→ GIVEN RECORDS
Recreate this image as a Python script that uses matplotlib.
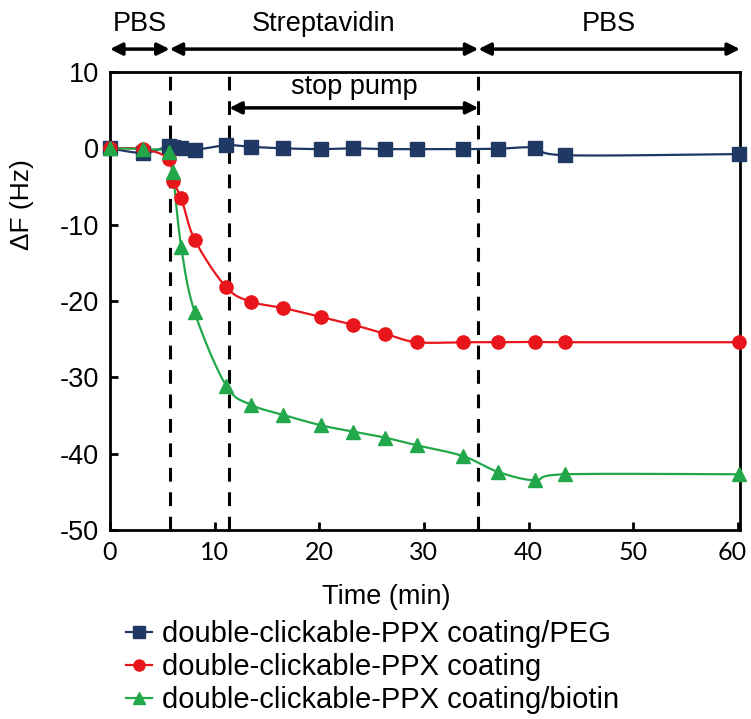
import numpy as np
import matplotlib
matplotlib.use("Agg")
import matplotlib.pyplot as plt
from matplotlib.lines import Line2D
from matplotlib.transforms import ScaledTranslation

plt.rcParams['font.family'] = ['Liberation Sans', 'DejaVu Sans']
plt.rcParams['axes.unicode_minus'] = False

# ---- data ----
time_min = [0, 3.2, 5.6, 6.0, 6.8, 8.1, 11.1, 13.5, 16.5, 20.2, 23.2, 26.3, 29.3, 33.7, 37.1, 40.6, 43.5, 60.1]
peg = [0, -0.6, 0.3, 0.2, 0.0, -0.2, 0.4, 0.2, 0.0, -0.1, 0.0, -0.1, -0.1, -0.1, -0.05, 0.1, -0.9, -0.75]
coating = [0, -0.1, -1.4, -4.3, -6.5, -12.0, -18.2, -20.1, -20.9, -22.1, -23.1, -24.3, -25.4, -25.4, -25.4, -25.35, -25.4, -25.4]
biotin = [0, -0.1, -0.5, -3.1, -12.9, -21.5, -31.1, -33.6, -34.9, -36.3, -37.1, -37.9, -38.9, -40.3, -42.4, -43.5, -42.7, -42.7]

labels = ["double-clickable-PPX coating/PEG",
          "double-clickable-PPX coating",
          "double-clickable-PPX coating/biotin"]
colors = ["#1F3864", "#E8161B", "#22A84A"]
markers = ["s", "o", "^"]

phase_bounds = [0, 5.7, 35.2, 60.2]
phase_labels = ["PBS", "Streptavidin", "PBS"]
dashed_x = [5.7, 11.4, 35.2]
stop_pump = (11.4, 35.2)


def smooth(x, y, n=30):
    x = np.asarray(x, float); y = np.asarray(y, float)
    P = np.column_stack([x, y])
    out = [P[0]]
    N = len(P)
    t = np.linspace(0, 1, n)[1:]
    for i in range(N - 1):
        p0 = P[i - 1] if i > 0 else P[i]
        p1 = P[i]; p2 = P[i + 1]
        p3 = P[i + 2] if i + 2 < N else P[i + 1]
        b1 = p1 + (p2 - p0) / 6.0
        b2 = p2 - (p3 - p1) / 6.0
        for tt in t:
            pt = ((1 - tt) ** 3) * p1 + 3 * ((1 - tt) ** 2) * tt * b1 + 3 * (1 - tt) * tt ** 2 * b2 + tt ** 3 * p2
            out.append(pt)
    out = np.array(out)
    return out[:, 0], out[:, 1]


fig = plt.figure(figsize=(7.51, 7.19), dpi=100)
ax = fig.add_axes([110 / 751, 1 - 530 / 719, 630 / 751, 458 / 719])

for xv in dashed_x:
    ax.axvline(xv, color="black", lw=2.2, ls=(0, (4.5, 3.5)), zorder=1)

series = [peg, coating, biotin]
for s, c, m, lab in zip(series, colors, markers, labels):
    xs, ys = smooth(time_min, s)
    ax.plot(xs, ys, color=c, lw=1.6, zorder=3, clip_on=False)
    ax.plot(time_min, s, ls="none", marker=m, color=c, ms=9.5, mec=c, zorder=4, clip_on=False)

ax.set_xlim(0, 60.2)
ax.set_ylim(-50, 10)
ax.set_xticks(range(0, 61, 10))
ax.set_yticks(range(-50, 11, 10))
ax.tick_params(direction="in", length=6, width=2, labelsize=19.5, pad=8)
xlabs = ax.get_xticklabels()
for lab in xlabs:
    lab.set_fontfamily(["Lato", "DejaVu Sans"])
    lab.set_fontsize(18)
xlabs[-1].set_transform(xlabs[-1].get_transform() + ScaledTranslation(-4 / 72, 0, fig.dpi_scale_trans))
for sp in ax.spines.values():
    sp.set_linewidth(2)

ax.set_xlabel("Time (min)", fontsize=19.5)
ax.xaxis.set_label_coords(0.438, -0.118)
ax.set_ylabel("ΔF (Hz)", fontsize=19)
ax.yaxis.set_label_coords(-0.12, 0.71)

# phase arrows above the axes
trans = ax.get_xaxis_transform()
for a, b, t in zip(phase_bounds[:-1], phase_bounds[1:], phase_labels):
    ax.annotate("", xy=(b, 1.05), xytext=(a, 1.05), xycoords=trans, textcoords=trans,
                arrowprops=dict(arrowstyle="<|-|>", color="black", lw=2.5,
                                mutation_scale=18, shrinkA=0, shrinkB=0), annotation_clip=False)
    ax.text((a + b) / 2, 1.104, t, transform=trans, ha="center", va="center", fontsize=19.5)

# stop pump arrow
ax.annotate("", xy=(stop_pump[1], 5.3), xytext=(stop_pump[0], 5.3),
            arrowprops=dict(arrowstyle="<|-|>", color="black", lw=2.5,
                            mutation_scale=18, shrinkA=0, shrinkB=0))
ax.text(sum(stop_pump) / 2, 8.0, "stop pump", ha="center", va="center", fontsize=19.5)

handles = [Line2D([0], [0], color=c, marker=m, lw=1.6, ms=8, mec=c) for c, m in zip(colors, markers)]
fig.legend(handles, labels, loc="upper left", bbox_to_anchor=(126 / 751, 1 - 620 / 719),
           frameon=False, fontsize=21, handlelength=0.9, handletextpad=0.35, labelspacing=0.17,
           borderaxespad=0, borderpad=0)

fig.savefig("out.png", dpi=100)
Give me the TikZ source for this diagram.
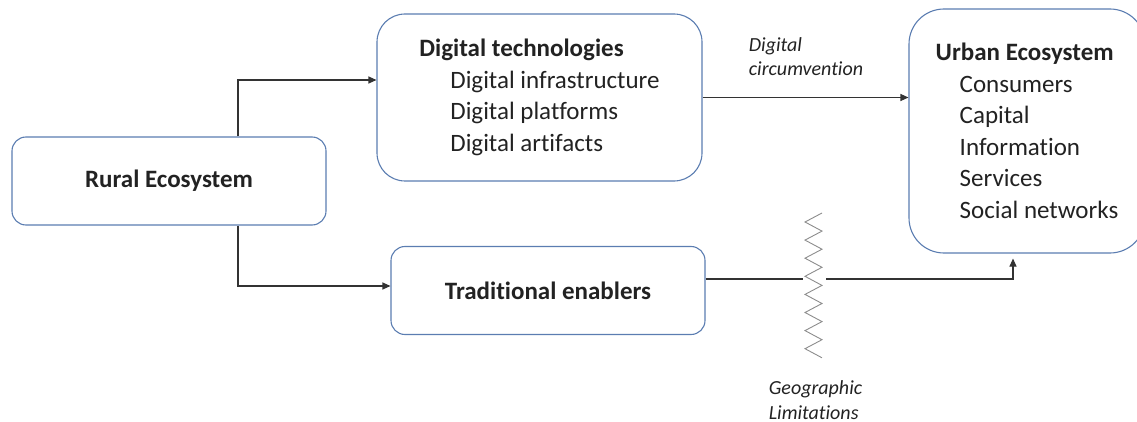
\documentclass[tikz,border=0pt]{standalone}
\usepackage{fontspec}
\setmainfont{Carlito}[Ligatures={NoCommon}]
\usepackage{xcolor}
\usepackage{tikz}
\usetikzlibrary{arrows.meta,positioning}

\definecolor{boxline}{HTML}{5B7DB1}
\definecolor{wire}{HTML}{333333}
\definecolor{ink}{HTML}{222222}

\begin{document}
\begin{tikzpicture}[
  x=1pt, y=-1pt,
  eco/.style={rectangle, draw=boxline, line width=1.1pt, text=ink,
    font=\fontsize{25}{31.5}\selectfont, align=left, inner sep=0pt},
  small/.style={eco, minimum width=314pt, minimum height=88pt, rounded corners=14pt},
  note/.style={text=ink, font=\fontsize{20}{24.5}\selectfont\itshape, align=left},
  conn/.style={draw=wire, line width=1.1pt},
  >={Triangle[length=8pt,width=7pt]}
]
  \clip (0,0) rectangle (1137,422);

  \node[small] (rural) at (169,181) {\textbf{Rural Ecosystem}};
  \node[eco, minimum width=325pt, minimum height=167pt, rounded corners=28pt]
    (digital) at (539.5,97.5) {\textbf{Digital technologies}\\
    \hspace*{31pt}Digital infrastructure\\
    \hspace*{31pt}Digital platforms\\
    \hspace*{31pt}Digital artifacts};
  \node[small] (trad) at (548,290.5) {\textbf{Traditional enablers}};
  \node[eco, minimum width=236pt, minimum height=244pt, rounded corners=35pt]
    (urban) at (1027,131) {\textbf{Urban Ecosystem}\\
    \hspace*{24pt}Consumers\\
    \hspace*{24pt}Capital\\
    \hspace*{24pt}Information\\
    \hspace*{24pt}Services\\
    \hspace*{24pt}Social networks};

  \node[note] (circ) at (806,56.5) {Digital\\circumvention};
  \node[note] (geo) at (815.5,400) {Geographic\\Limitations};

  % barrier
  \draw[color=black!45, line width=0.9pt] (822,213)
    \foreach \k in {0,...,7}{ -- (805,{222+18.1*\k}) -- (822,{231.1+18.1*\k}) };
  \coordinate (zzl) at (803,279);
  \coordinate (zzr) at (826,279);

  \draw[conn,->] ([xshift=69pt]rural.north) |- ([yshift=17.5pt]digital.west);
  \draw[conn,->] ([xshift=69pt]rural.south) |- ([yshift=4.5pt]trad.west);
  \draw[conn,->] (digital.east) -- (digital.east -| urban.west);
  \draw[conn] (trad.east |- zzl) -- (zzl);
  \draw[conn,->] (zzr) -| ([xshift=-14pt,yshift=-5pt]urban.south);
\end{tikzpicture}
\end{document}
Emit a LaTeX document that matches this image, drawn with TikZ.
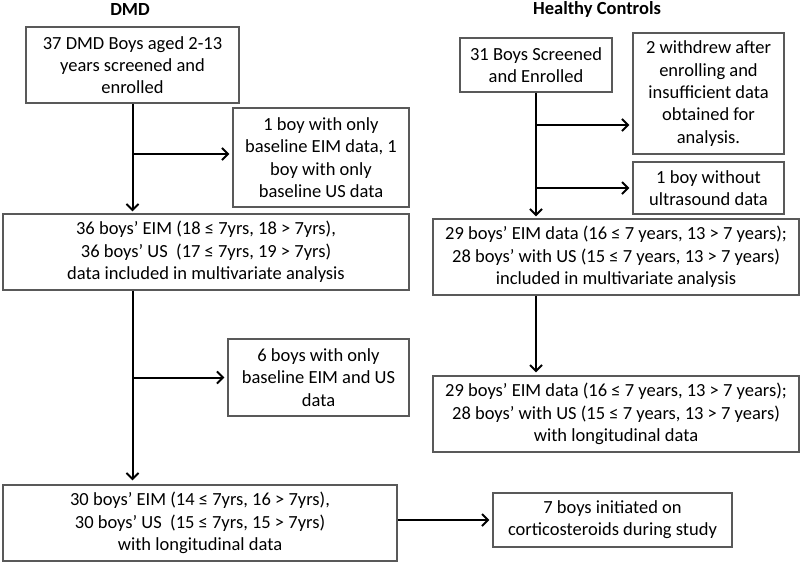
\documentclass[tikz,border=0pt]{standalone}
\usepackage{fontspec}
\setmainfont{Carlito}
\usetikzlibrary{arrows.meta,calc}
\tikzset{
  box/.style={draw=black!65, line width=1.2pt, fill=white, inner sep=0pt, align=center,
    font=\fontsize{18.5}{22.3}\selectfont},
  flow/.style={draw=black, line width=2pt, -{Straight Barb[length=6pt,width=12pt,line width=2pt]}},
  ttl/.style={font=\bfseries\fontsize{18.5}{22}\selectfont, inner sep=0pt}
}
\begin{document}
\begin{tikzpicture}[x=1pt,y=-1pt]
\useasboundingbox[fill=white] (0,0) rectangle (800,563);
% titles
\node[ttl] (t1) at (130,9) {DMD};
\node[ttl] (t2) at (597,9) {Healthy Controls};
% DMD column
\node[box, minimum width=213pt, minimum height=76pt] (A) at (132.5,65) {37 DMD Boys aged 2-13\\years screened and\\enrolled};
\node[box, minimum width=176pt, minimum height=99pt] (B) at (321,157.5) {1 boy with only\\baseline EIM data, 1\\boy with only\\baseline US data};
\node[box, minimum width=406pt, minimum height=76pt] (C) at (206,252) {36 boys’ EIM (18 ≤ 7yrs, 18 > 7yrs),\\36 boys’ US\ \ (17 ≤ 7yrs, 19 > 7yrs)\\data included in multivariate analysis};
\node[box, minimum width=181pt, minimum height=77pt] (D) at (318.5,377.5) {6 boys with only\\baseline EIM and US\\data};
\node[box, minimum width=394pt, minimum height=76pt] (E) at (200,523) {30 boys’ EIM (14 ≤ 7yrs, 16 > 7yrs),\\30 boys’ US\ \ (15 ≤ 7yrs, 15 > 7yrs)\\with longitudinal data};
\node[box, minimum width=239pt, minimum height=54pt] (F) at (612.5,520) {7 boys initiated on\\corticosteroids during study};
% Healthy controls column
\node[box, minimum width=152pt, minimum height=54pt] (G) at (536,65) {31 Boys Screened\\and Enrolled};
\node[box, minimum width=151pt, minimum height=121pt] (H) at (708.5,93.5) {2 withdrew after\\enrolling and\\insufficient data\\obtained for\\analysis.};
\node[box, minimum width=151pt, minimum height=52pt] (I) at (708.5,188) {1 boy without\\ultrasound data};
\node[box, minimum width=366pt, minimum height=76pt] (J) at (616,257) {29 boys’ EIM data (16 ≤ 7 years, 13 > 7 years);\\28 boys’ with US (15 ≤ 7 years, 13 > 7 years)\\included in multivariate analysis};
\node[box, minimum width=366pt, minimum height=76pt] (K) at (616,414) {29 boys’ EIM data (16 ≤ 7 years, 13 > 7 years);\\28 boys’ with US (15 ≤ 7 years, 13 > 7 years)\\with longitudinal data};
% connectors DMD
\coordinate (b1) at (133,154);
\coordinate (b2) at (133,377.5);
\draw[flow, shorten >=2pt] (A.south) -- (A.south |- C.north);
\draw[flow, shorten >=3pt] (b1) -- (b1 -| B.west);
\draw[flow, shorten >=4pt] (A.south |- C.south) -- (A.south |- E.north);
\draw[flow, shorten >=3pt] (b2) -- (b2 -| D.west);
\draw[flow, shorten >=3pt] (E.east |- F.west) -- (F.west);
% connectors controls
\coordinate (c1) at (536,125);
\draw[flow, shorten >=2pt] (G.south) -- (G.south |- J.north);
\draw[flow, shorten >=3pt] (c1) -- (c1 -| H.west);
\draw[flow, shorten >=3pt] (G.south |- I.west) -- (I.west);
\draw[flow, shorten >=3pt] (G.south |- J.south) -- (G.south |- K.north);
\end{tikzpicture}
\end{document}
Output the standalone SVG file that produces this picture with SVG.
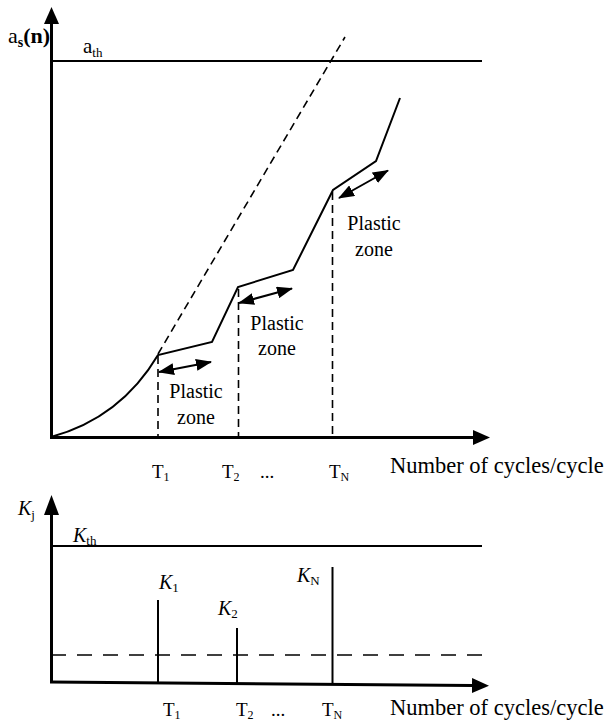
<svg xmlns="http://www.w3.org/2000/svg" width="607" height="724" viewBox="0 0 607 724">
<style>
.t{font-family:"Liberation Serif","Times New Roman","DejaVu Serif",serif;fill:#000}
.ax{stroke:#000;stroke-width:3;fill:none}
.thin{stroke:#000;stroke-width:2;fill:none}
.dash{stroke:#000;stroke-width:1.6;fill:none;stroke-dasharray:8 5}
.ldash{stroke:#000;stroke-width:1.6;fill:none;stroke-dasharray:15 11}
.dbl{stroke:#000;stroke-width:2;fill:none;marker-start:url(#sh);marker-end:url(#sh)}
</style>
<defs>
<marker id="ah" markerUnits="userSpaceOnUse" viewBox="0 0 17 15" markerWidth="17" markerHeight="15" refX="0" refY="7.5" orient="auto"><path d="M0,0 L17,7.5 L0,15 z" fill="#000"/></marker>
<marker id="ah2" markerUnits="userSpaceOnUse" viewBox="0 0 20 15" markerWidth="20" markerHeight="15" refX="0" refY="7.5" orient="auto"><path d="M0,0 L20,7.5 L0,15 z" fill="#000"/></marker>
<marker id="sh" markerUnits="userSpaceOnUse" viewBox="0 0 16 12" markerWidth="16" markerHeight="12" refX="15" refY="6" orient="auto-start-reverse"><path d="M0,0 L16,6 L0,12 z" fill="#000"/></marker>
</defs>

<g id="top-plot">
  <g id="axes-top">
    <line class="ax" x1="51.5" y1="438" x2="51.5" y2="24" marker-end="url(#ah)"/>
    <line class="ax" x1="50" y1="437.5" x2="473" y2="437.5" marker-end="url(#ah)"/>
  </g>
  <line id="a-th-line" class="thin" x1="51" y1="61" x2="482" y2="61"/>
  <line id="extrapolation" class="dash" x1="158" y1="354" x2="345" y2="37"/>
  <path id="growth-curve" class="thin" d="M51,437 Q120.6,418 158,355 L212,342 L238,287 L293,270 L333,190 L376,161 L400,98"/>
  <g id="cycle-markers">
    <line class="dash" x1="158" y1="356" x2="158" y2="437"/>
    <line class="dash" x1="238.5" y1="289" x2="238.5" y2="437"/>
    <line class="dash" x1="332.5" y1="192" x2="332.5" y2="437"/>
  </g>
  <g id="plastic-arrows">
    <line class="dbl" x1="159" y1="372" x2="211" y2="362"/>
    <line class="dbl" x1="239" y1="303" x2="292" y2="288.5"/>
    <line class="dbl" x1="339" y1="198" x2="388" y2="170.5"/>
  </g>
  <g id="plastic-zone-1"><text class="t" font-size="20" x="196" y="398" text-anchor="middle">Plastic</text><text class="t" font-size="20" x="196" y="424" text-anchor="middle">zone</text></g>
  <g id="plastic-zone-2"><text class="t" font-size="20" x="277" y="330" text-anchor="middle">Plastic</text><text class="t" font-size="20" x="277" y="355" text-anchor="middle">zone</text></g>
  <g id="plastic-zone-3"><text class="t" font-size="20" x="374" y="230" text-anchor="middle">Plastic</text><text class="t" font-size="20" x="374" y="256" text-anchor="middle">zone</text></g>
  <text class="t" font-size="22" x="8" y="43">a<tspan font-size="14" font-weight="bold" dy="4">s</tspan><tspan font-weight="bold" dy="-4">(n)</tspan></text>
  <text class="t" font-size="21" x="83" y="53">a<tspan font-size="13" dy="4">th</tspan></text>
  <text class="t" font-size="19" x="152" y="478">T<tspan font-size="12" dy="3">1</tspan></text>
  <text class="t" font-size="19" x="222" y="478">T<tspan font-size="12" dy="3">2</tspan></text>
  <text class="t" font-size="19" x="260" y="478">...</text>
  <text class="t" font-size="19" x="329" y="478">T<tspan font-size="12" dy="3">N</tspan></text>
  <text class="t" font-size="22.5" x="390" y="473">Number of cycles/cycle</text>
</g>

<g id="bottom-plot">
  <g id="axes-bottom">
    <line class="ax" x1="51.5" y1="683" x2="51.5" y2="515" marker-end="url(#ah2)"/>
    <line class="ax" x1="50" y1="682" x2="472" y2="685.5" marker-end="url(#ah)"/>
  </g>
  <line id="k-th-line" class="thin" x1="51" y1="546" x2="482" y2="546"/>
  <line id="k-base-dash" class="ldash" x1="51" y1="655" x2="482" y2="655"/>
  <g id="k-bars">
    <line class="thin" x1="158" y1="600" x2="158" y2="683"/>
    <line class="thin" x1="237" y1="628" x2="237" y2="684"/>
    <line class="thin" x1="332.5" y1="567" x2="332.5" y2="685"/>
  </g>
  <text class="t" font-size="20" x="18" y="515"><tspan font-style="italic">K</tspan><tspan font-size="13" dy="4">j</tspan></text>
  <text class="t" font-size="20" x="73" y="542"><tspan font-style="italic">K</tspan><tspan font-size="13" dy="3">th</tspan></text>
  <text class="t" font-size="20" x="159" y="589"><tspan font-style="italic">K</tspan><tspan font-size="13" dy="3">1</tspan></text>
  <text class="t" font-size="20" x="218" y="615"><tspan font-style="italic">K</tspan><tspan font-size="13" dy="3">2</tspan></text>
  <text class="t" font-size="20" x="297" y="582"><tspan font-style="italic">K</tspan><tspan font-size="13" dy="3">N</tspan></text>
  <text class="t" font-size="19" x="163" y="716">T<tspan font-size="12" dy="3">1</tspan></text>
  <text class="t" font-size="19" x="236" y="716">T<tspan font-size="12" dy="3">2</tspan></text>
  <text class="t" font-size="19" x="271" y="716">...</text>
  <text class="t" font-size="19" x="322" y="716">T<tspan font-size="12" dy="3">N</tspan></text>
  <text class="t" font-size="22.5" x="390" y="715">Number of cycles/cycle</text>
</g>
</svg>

→ PROBLEM
The required output is the exact run of lines from the start of the records through the line containing "-43.5, -42.7, -42.7]", both ends included, with no pictures.

→ TASK SOLUTION
Recreate this image as a Python script that uses matplotlib.
import numpy as np
import matplotlib
matplotlib.use("Agg")
import matplotlib.pyplot as plt
from matplotlib.lines import Line2D
from matplotlib.transforms import ScaledTranslation

plt.rcParams['font.family'] = ['Liberation Sans', 'DejaVu Sans']
plt.rcParams['axes.unicode_minus'] = False

# ---- data ----
time_min = [0, 3.2, 5.6, 6.0, 6.8, 8.1, 11.1, 13.5, 16.5, 20.2, 23.2, 26.3, 29.3, 33.7, 37.1, 40.6, 43.5, 60.1]
peg = [0, -0.6, 0.3, 0.2, 0.0, -0.2, 0.4, 0.2, 0.0, -0.1, 0.0, -0.1, -0.1, -0.1, -0.05, 0.1, -0.9, -0.75]
coating = [0, -0.1, -1.4, -4.3, -6.5, -12.0, -18.2, -20.1, -20.9, -22.1, -23.1, -24.3, -25.4, -25.4, -25.4, -25.35, -25.4, -25.4]
biotin = [0, -0.1, -0.5, -3.1, -12.9, -21.5, -31.1, -33.6, -34.9, -36.3, -37.1, -37.9, -38.9, -40.3, -42.4, -43.5, -42.7, -42.7]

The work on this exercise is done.